Source: FEMA: Before a Nuclear Power Plant Emergency

35. What should I do during a nuclear power emergency?

• Keep a battery-powered radio with you at all times and listen to the radio for specific instructions.

• If you are told to evacuate, keep car windows and vents closed; use re-circulating air.

• If you are advised to remain indoors:

• Close and lock doors and windows.

• Turn off the air conditioner, ventilation fans, furnace, and other air intakes.

• Go to a basement or other underground area, if possible.

• Do not use the telephone unless absolutely necessary.

• If you expect you have been exposed to nuclear radiation:

• Change clothes and shoes.

• Put exposed clothing in a plastic bag.

• Seal the bag and place it out of the way.

• Take a thorough shower.

• Keep food in covered containers or in the refrigerator.

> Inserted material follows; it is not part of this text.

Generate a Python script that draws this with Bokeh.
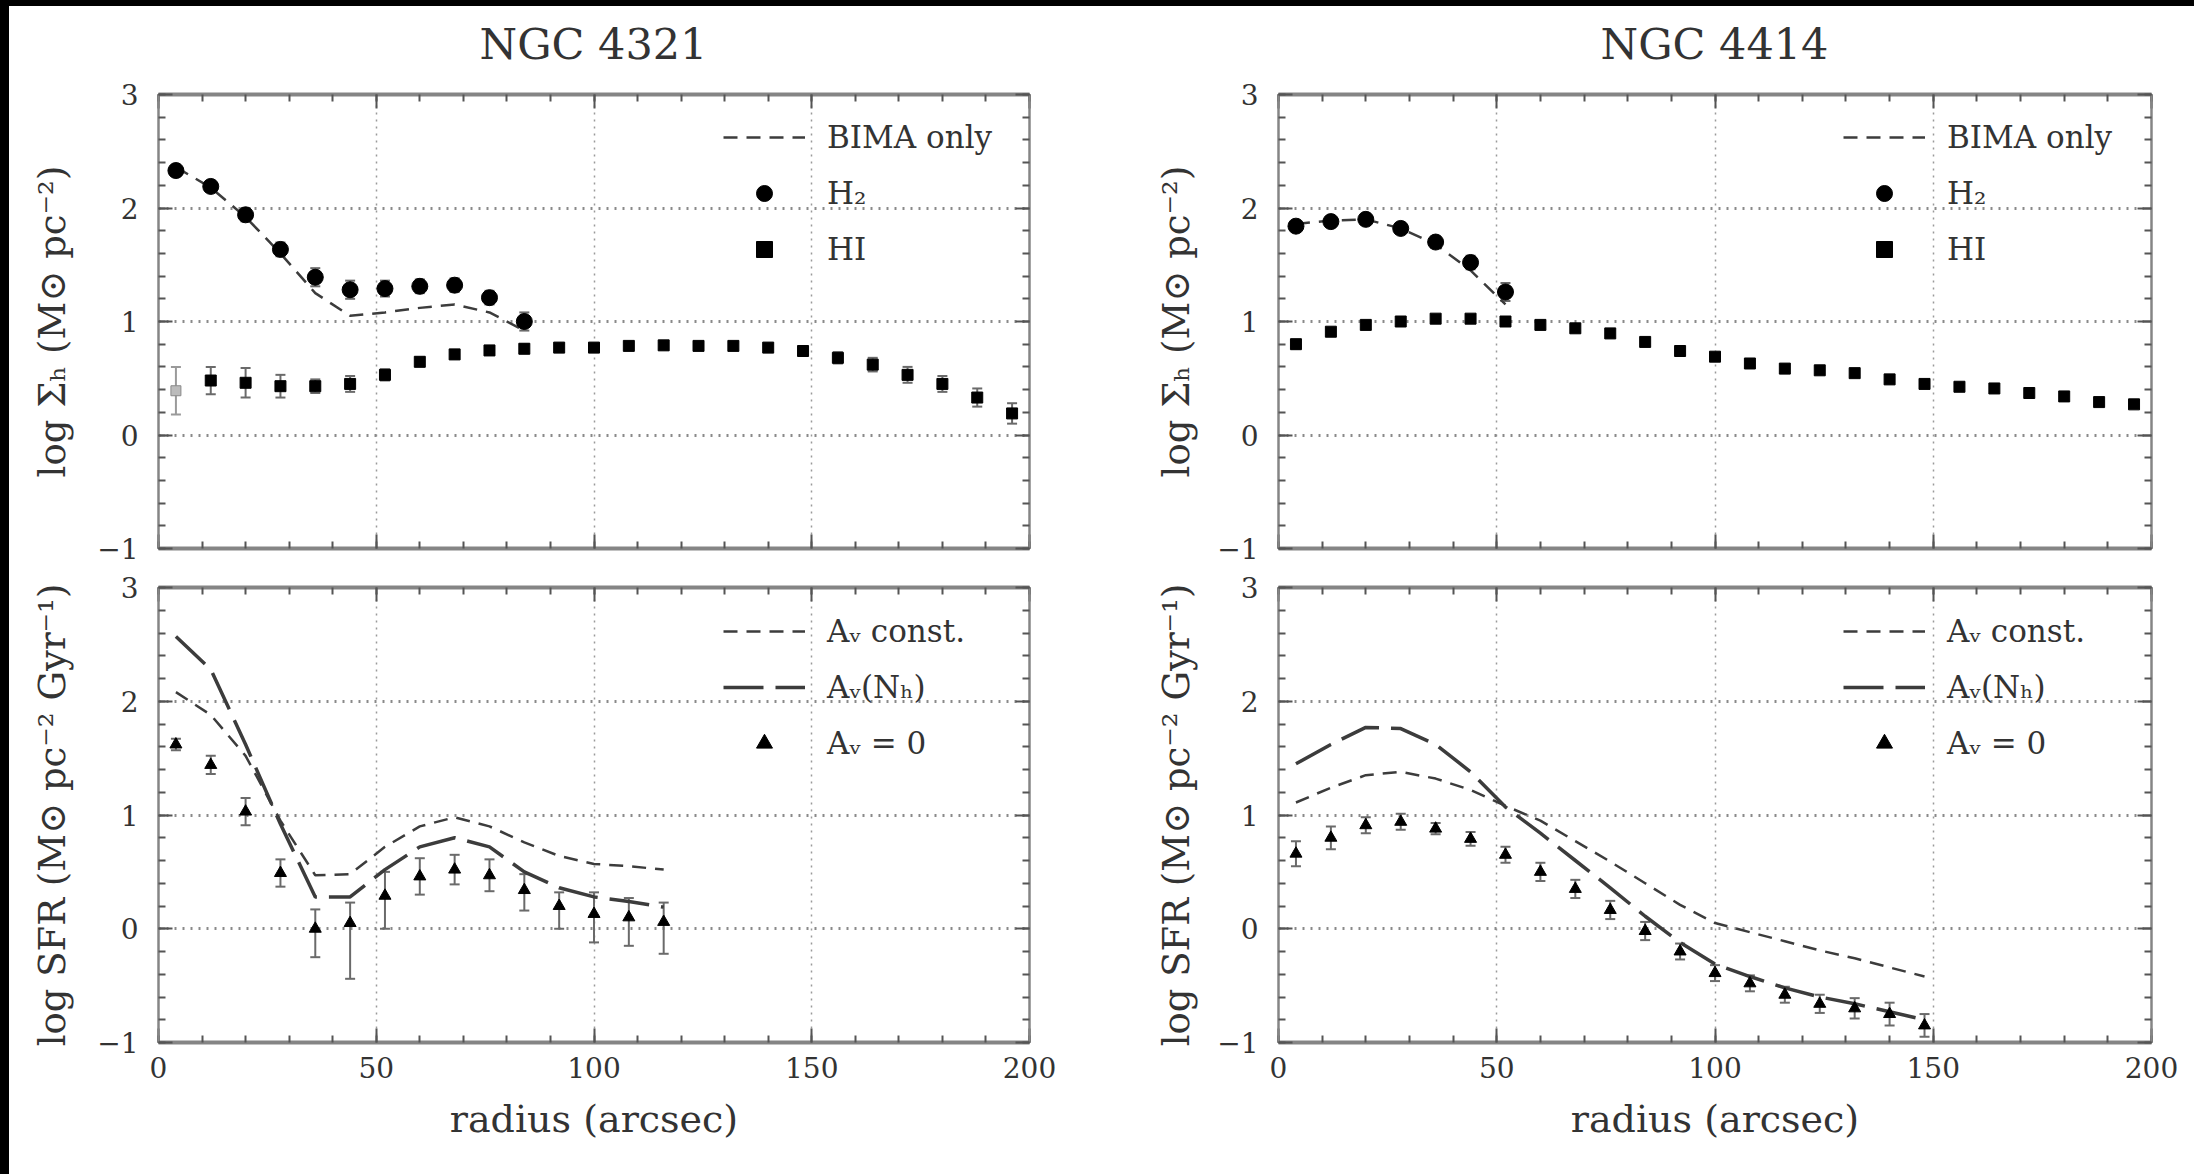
import numpy as np
from bokeh.plotting import figure
from bokeh.models import (ColumnDataSource, Whisker, TeeHead, LinearAxis, SingleIntervalTicker,
                          FixedTicker, Legend, LegendItem, Spacer, Range1d, CustomJSTickFormatter,
                          Div)
from bokeh.layouts import row, column
from bokeh.embed import file_html
from bokeh.resources import INLINE

# ---------------- data ----------------
# NGC 4321 gas
r4321_h2 = [4, 12, 20, 28, 36, 44, 52, 60, 68, 76, 84]
h2_4321 = [2.33, 2.19, 1.94, 1.635, 1.39, 1.28, 1.29, 1.31, 1.32, 1.21, 1.0]
h2_4321_err = [0.05, 0.05, 0.06, 0.06, 0.08, 0.08, 0.07, 0.06, 0.06, 0.06, 0.08]
bima_4321 = [2.36, 2.18, 1.92, 1.60, 1.25, 1.05, 1.08, 1.12, 1.15, 1.08, 0.92]
r4321_hi = [4, 12, 20, 28, 36, 44, 52, 60, 68, 76, 84, 92, 100, 108, 116, 124, 132, 140,
            148, 156, 164, 172, 180, 188, 196]
hi_4321 = [0.39, 0.48, 0.46, 0.43, 0.43, 0.45, 0.53, 0.645, 0.71, 0.745, 0.76, 0.77, 0.77,
           0.785, 0.79, 0.785, 0.785, 0.77, 0.74, 0.68, 0.62, 0.53, 0.45, 0.33, 0.19]
hi_4321_err = [0.21, 0.12, 0.13, 0.10, 0.06, 0.07, 0.05, 0.04, 0.04, 0.04, 0.04, 0.03, 0.03,
               0.03, 0.03, 0.03, 0.03, 0.03, 0.04, 0.05, 0.06, 0.07, 0.07, 0.08, 0.09]

# NGC 4414 gas
r4414_h2 = [4, 12, 20, 28, 36, 44, 52]
h2_4414 = [1.84, 1.88, 1.90, 1.82, 1.70, 1.52, 1.26]
h2_4414_err = [0.05, 0.05, 0.05, 0.05, 0.05, 0.06, 0.08]
bima_4414 = [1.86, 1.89, 1.90, 1.82, 1.68, 1.45, 1.15]
r4414_hi = [4, 12, 20, 28, 36, 44, 52, 60, 68, 76, 84, 92, 100, 108, 116, 124, 132, 140,
            148, 156, 164, 172, 180, 188, 196]
hi_4414 = [0.80, 0.91, 0.97, 1.0, 1.025, 1.025, 1.0, 0.97, 0.94, 0.895, 0.82, 0.74, 0.69,
           0.63, 0.585, 0.57, 0.545, 0.49, 0.45, 0.425, 0.41, 0.37, 0.34, 0.29, 0.27]
hi_4414_err = [0.04, 0.03, 0.03, 0.03, 0.03, 0.03, 0.03, 0.03, 0.03, 0.03, 0.03, 0.03, 0.03,
               0.03, 0.03, 0.03, 0.03, 0.03, 0.03, 0.03, 0.03, 0.03, 0.03, 0.03, 0.03]

# NGC 4321 SFR
r4321_sfr = [4, 12, 20, 28, 36, 44, 52, 60, 68, 76, 84, 92, 100, 108, 116]
sfr0_4321 = [1.62, 1.44, 1.03, 0.49, 0.0, 0.05, 0.29, 0.46, 0.52, 0.47, 0.34, 0.20, 0.13, 0.10, 0.06]
sfr0_4321_elo = [0.05, 0.08, 0.12, 0.12, 0.25, 0.49, 0.29, 0.16, 0.13, 0.14, 0.18, 0.20, 0.25, 0.25, 0.28]
sfr0_4321_ehi = [0.05, 0.08, 0.12, 0.12, 0.17, 0.18, 0.21, 0.16, 0.13, 0.14, 0.14, 0.12, 0.19, 0.17, 0.17]
avconst_4321 = [2.08, 1.88, 1.52, 0.95, 0.47, 0.48, 0.72, 0.90, 0.98, 0.90, 0.76, 0.64, 0.57, 0.55, 0.52]
avnh_4321 = [2.57, 2.28, 1.62, 0.92, 0.28, 0.28, 0.52, 0.72, 0.80, 0.72, 0.50, 0.36, 0.28, 0.24, 0.19]

# NGC 4414 SFR
r4414_sfr = [4, 12, 20, 28, 36, 44, 52, 60, 68, 76, 84, 92, 100, 108, 116, 124, 132, 140, 148]
sfr0_4414 = [0.66, 0.80, 0.91, 0.94, 0.88, 0.79, 0.65, 0.50, 0.35, 0.165, -0.02, -0.20, -0.39,
             -0.48, -0.58, -0.66, -0.70, -0.75, -0.85]
sfr0_4414_err = [0.11, 0.10, 0.07, 0.07, 0.05, 0.06, 0.07, 0.08, 0.08, 0.08, 0.08, 0.07, 0.07,
                 0.07, 0.07, 0.08, 0.09, 0.10, 0.10]
avconst_4414 = [1.11, 1.24, 1.35, 1.38, 1.32, 1.22, 1.08, 0.95, 0.77, 0.59, 0.40, 0.21, 0.05,
                -0.03, -0.11, -0.19, -0.26, -0.34, -0.42]
avnh_4414 = [1.45, 1.62, 1.77, 1.76, 1.62, 1.38, 1.07, 0.84, 0.60, 0.36, 0.11, -0.12, -0.31,
             -0.42, -0.52, -0.60, -0.66, -0.73, -0.80]

titles = ["NGC 4321", "NGC 4414"]
xlabel = "radius (arcsec)"
ylabel_gas = "log \u03a3\u2095 (M\u2299 pc\u207b\u00b2)"
ylabel_sfr = "log SFR (M\u2299 pc\u207b\u00b2 Gyr\u207b\u00b9)"
leg_gas = ["BIMA only", "H\u2082", "HI"]
leg_sfr = ["A\u1d65 const.", "A\u1d65(N\u2095)", "A\u1d65 = 0"]

FONT = "DejaVu Serif"
TXT = "#333333"
FRAME = "#858585"
LINE = "#3c3c3c"
ERR = "#6a6a6a"
SHORT = "14 9"
LONG = "40 12"


def make_fig(w, h, left, right, top, bottom, xlabels=True, ylabel="", ylab_standoff=28):
    p = figure(width=w, height=h, output_backend="svg", toolbar_location=None,
               x_range=Range1d(0, 200), y_range=Range1d(-1, 3),
               min_border_left=left, min_border_right=right, min_border_top=top,
               min_border_bottom=bottom, background_fill_color="white",
               border_fill_color="white", outline_line_color=FRAME, outline_line_width=2)
    p.xaxis.visible = False
    p.yaxis.visible = False
    xt = SingleIntervalTicker(interval=50, num_minor_ticks=5)
    yt = SingleIntervalTicker(interval=1, num_minor_ticks=5)
    axes = []
    for loc, is_x, labels in [("below", True, xlabels), ("above", True, False),
                              ("left", False, True), ("right", False, False)]:
        ax = LinearAxis(ticker=xt if is_x else yt)
        ax.major_tick_in = 14
        ax.major_tick_out = 0
        ax.minor_tick_in = 7
        ax.minor_tick_out = 0
        ax.major_tick_line_color = "#555555"
        ax.major_tick_line_width = 2
        ax.minor_tick_line_color = "#555555"
        ax.minor_tick_line_width = 2
        ax.axis_line_color = FRAME
        ax.axis_line_width = 4 if is_x else 2
        if labels:
            ax.major_label_text_font = FONT
            ax.major_label_text_font_size = "28px"
            ax.major_label_text_color = TXT
            ax.major_label_standoff = 14 if is_x else 20
        else:
            ax.formatter = CustomJSTickFormatter(code="return ''")
            ax.major_label_standoff = 0
        p.add_layout(ax, loc)
        axes.append(ax)
    if xlabels:
        axes[0].axis_label = xlabel
        axes[0].axis_label_text_font = FONT
        axes[0].axis_label_text_font_size = "38px"
        axes[0].axis_label_text_font_style = "normal"
        axes[0].axis_label_text_color = TXT
        axes[0].axis_label_standoff = 16
    axes[2].axis_label = ylabel
    axes[2].axis_label_text_font = FONT
    axes[2].axis_label_text_font_size = "37px"
    axes[2].axis_label_text_font_style = "normal"
    axes[2].axis_label_text_color = TXT
    axes[2].axis_label_standoff = ylab_standoff

    p.xgrid.ticker = FixedTicker(ticks=[50, 100, 150])
    p.xgrid.grid_line_color = "#9a9a9a"
    p.xgrid.grid_line_width = 1.5
    p.xgrid.grid_line_dash = "2 5"
    p.ygrid.ticker = FixedTicker(ticks=[0, 1, 2])
    p.ygrid.grid_line_color = "#8a8a8a"
    p.ygrid.grid_line_width = 3
    p.ygrid.grid_line_dash = "2 6"
    return p


def title_div(text, w, left, frame_w):
    html = ('<div style="margin-left:%dpx;width:%dpx;text-align:center;padding-top:17px;'
            'line-height:43px;font-family:\'DejaVu Serif\';font-size:43px;color:%s;'
            'white-space:nowrap">%s</div>' % (left, frame_w, TXT, text))
    return Div(text=html, width=w, height=60, margin=(0, 0, 0, 0),
               styles={"background-color": "white"})


def errbars(p, x, y, elo, ehi, color=ERR, cap=10, width=2):
    y = np.array(y)
    src = ColumnDataSource(dict(x=x, lo=y - np.array(elo), hi=y + np.array(ehi)))
    w = Whisker(source=src, base="x", lower="lo", upper="hi", dimension="height",
                line_color=color, line_width=width,
                lower_head=TeeHead(size=cap, line_color=color, line_width=width),
                upper_head=TeeHead(size=cap, line_color=color, line_width=width))
    p.add_layout(w)


def legend(p, items):
    lg = Legend(items=items, location=(565, 279), orientation="vertical",
                border_line_alpha=0, background_fill_alpha=0, padding=0, margin=0,
                glyph_width=82, glyph_height=40, label_height=40, spacing=16,
                label_standoff=22, label_text_font=FONT, label_text_font_size="31px",
                label_text_color=TXT)
    p.add_layout(lg, "center")


def gas_panel(p, r_h2, h2, h2e, bima, r_hi, hi, hie, faint_first=False):
    bl = p.line(r_h2, bima, line_color=LINE, line_width=2.5, line_dash=SHORT)
    if faint_first:
        errbars(p, r_hi[:1], hi[:1], hie[:1], hie[:1], color="#9a9a9a")
        p.scatter(r_hi[:1], hi[:1], marker="square", size=10, fill_color="#bbbbbb",
                  line_color="#8a8a8a")
        errbars(p, r_hi[1:], hi[1:], hie[1:], hie[1:])
        sq = p.scatter(r_hi[1:], hi[1:], marker="square", size=11, color="black")
    else:
        errbars(p, r_hi, hi, hie, hie)
        sq = p.scatter(r_hi, hi, marker="square", size=11, color="black")
    errbars(p, r_h2, h2, h2e, h2e)
    ci = p.scatter(r_h2, h2, marker="circle", size=16, color="black")
    legend(p, [LegendItem(label=leg_gas[0], renderers=[bl]),
               LegendItem(label=leg_gas[1], renderers=[ci]),
               LegendItem(label=leg_gas[2], renderers=[sq])])


def sfr_panel(p, r, s0, elo, ehi, avc, avn):
    lc = p.line(r, avc, line_color=LINE, line_width=2.5, line_dash=SHORT)
    ln = p.line(r, avn, line_color=LINE, line_width=3.5, line_dash=LONG)
    errbars(p, r, s0, elo, ehi)
    tr = p.scatter(r, s0, marker="triangle", size=12, color="black")
    legend(p, [LegendItem(label=leg_sfr[0], renderers=[lc]),
               LegendItem(label=leg_sfr[1], renderers=[ln]),
               LegendItem(label=leg_sfr[2], renderers=[tr])])


tl = make_fig(1141, 501, 149, 121, 28, 19, xlabels=False, ylabel=ylabel_gas, ylab_standoff=20)
tr_ = make_fig(1044, 501, 128, 43, 28, 19, xlabels=False, ylabel=ylabel_gas, ylab_standoff=16)
bl_ = make_fig(1141, 607, 149, 121, 20, 132, xlabels=True, ylabel=ylabel_sfr, ylab_standoff=20)
br = make_fig(1044, 607, 128, 43, 20, 132, xlabels=True, ylabel=ylabel_sfr, ylab_standoff=16)

gas_panel(tl, r4321_h2, h2_4321, h2_4321_err, bima_4321, r4321_hi, hi_4321, hi_4321_err,
          faint_first=True)
gas_panel(tr_, r4414_h2, h2_4414, h2_4414_err, bima_4414, r4414_hi, hi_4414, hi_4414_err)
sfr_panel(bl_, r4321_sfr, sfr0_4321, sfr0_4321_elo, sfr0_4321_ehi, avconst_4321, avnh_4321)
sfr_panel(br, r4414_sfr, sfr0_4414, sfr0_4414_err, sfr0_4414_err, avconst_4414, avnh_4414)

tdl = title_div(titles[0], 1141, 149, 871)
tdr = title_div(titles[1], 1044, 128, 873)

top_band = Spacer(width=2194, height=6, styles={"background-color": "black"})
left_band = Spacer(width=9, height=1168, styles={"background-color": "black"})
grid = column(row(tdl, tdr), row(tl, tr_), row(bl_, br))
layout = column(top_band, row(left_band, grid))

open("out.html", "w").write(file_html(layout, INLINE))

Food not previously covered should be washed before being put in to containers.

Source: FEMA: During a Nuclear Power Emergency

36. What takes place during a nuclear accident?

When a reactor is operating, the fuel gets very hot. The fuel is immersed in water, and the heat produces steam, which is used to drive a turbine to produce electricity. The water also keeps the fuel from overheating, and is continuously circulated through the reactor core to carry away excess heat. Even if the reactor shuts down, the fuel will remain hot for a long time, so must still be cooled.

Fuel Damage
If the pumps that circulate the cooling water are not operating, the water in the reactor vessel will heat up and evaporate, and the fuel can become uncovered inside the reactor vessel.

Radioactivity Release Pathways
The radioactive material released from damaged fuel into the reactor vessel can get into the primary containment. To protect the reactor vessel and attached piping from rupturing due to high pressure, relief valves automatically open to discharge steam—and the radioactive material along with it—into the primary containment structure. Workers may also manually open the relief valves to prevent high pressure in the reactor vessel from impeding the flow of makeup water, such as the sea water

Partial Meltdown
If the fuel is uncovered by water and exposed for a period of hours, it will start to melt. This makes cooling more difficult as the melted fuel clogs the spaces between the fuel rods. The melted fuel will start to collect on the bottom of the steel reactor vessel (sometimes called the lower head). The molten fuel will begin to burn its way through the reactor vessel.

Complete Meltdown
If the water level is low enough, essentially all the fuel in the core can melt and will fall to the bottom of the reactor vessel. It will be a matter of hours before the fuel melts through the steel reactor vessel and onto the concrete floor of the primary containment. The containment is designed to contain the melted fuel and its radioactive emissions, but there are ways in which the primary containment can fail in the event of a meltdown; this has been a concern with the Mark I containment, which the affected Japanese reactors use. The emissions will generate increasing pressure over a period of days and weeks, which can lead to collapse of the primary containment if it is not relieved.